*WRITTEN EXERCISE*.
Beginning with the first line below, please repeat the material exactly, ending with the line that includes "-0.029, -0.008, 0.043, 0.107, 0.163, 0.219]".

======== DATA SECTION ========

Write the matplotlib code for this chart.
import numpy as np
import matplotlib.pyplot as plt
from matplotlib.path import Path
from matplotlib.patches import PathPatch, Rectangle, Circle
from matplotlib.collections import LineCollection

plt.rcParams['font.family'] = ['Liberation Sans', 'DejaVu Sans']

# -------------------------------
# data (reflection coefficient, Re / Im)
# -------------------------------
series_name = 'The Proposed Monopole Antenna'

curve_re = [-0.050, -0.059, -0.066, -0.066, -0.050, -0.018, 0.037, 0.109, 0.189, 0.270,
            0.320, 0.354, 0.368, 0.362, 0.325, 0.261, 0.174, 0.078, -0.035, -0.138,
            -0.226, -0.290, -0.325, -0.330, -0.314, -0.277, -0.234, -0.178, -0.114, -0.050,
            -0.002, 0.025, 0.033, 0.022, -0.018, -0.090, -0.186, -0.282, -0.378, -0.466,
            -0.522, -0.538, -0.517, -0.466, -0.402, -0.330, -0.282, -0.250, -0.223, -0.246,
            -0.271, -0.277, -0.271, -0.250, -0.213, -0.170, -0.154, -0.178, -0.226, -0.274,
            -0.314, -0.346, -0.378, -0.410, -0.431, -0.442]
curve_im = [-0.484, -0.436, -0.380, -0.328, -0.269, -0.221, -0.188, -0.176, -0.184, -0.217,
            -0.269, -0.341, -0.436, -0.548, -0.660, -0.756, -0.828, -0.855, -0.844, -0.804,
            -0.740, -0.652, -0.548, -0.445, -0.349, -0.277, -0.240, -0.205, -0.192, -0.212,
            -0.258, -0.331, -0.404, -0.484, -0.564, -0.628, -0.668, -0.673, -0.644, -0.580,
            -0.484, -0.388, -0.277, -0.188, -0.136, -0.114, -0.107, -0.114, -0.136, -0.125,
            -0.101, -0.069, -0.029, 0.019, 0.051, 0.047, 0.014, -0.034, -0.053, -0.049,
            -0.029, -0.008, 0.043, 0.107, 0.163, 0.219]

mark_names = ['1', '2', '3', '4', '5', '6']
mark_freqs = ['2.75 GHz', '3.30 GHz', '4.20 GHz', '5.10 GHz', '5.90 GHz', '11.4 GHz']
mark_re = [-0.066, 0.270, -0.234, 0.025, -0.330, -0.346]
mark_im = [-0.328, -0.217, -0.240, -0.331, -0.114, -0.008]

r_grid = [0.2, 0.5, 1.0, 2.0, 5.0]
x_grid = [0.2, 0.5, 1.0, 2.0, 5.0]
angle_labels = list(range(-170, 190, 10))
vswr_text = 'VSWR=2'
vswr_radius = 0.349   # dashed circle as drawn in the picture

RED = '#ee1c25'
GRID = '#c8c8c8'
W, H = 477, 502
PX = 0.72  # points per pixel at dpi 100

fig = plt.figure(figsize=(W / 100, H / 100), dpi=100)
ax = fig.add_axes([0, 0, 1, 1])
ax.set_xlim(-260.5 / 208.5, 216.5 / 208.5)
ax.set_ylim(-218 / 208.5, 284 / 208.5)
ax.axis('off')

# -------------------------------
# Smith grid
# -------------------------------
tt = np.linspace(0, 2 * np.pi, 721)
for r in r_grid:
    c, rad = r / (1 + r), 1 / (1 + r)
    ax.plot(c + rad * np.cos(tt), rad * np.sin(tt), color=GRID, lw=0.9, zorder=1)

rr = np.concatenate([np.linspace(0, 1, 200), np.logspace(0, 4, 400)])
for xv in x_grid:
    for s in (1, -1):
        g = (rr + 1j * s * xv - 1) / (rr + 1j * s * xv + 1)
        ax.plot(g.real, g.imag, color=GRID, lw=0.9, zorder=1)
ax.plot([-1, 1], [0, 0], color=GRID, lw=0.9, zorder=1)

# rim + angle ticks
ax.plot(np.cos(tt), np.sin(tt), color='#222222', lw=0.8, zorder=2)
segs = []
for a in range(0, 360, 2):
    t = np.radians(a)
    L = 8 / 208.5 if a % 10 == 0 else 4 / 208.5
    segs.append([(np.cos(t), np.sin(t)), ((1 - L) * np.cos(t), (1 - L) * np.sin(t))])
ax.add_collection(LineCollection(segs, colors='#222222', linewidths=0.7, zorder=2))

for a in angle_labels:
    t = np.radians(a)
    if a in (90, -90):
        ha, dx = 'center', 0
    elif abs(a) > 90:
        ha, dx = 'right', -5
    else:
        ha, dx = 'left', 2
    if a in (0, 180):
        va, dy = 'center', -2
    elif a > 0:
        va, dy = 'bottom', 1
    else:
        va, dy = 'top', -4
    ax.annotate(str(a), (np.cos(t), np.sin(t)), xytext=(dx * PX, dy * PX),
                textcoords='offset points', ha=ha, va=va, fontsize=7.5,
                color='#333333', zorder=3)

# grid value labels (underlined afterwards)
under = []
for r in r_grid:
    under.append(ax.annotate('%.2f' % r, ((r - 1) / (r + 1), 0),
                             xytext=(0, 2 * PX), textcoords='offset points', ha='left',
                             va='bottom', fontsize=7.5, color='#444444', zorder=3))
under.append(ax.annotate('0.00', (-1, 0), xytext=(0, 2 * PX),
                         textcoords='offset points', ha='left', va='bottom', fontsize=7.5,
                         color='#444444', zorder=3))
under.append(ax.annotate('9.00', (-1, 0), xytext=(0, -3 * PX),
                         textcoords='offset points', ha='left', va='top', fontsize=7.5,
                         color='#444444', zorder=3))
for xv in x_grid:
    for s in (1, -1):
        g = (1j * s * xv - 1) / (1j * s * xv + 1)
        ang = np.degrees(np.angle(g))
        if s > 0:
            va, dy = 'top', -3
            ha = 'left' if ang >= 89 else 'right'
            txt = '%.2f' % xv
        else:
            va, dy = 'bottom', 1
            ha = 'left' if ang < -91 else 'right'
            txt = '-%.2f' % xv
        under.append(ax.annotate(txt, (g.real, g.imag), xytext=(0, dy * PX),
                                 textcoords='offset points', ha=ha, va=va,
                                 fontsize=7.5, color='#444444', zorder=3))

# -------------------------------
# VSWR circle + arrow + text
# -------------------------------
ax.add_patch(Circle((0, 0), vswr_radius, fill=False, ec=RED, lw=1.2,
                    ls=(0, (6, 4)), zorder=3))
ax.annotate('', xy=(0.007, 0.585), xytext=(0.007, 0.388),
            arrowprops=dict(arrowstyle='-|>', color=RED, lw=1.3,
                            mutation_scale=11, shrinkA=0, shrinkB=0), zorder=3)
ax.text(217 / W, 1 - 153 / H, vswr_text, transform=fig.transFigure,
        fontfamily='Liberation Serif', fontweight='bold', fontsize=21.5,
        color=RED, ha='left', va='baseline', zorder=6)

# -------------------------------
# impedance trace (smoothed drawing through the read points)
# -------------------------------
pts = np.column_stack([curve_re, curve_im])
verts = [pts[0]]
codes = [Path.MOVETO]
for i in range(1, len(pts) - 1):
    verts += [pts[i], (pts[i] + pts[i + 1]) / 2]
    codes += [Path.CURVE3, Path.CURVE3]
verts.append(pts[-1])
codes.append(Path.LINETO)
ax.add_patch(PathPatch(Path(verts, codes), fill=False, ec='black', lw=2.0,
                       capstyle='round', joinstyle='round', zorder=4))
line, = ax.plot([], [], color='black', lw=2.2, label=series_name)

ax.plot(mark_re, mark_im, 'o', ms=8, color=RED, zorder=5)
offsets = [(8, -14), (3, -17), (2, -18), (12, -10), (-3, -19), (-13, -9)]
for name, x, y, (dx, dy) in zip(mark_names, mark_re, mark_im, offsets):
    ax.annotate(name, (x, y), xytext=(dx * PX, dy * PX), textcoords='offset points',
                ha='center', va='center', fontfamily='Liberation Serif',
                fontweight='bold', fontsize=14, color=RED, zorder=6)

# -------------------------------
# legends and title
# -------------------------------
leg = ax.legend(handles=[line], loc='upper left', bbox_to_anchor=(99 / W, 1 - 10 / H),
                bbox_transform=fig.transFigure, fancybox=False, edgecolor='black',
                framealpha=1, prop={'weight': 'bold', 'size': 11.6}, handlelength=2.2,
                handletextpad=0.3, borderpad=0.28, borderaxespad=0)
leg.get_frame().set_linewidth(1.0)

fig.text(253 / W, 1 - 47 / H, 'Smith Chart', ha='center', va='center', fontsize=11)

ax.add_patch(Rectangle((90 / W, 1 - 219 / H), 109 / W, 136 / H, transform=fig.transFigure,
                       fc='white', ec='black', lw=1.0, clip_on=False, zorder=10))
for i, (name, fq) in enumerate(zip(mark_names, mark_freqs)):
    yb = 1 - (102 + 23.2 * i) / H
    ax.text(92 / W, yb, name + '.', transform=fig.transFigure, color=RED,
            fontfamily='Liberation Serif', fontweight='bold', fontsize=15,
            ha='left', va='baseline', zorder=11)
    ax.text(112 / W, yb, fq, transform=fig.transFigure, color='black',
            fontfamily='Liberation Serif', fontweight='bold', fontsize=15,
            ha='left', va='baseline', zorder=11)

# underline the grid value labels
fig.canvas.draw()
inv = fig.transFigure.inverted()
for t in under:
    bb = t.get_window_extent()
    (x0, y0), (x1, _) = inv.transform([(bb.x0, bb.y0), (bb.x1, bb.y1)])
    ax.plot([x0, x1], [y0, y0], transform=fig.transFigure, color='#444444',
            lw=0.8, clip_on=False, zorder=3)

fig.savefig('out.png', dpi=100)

========

*OUTPUT BELOW*.
Write the matplotlib code for this chart.
import numpy as np
import matplotlib.pyplot as plt
from matplotlib.path import Path
from matplotlib.patches import PathPatch, Rectangle, Circle
from matplotlib.collections import LineCollection

plt.rcParams['font.family'] = ['Liberation Sans', 'DejaVu Sans']

# -------------------------------
# data (reflection coefficient, Re / Im)
# -------------------------------
series_name = 'The Proposed Monopole Antenna'

curve_re = [-0.050, -0.059, -0.066, -0.066, -0.050, -0.018, 0.037, 0.109, 0.189, 0.270,
            0.320, 0.354, 0.368, 0.362, 0.325, 0.261, 0.174, 0.078, -0.035, -0.138,
            -0.226, -0.290, -0.325, -0.330, -0.314, -0.277, -0.234, -0.178, -0.114, -0.050,
            -0.002, 0.025, 0.033, 0.022, -0.018, -0.090, -0.186, -0.282, -0.378, -0.466,
            -0.522, -0.538, -0.517, -0.466, -0.402, -0.330, -0.282, -0.250, -0.223, -0.246,
            -0.271, -0.277, -0.271, -0.250, -0.213, -0.170, -0.154, -0.178, -0.226, -0.274,
            -0.314, -0.346, -0.378, -0.410, -0.431, -0.442]
curve_im = [-0.484, -0.436, -0.380, -0.328, -0.269, -0.221, -0.188, -0.176, -0.184, -0.217,
            -0.269, -0.341, -0.436, -0.548, -0.660, -0.756, -0.828, -0.855, -0.844, -0.804,
            -0.740, -0.652, -0.548, -0.445, -0.349, -0.277, -0.240, -0.205, -0.192, -0.212,
            -0.258, -0.331, -0.404, -0.484, -0.564, -0.628, -0.668, -0.673, -0.644, -0.580,
            -0.484, -0.388, -0.277, -0.188, -0.136, -0.114, -0.107, -0.114, -0.136, -0.125,
            -0.101, -0.069, -0.029, 0.019, 0.051, 0.047, 0.014, -0.034, -0.053, -0.049,
            -0.029, -0.008, 0.043, 0.107, 0.163, 0.219]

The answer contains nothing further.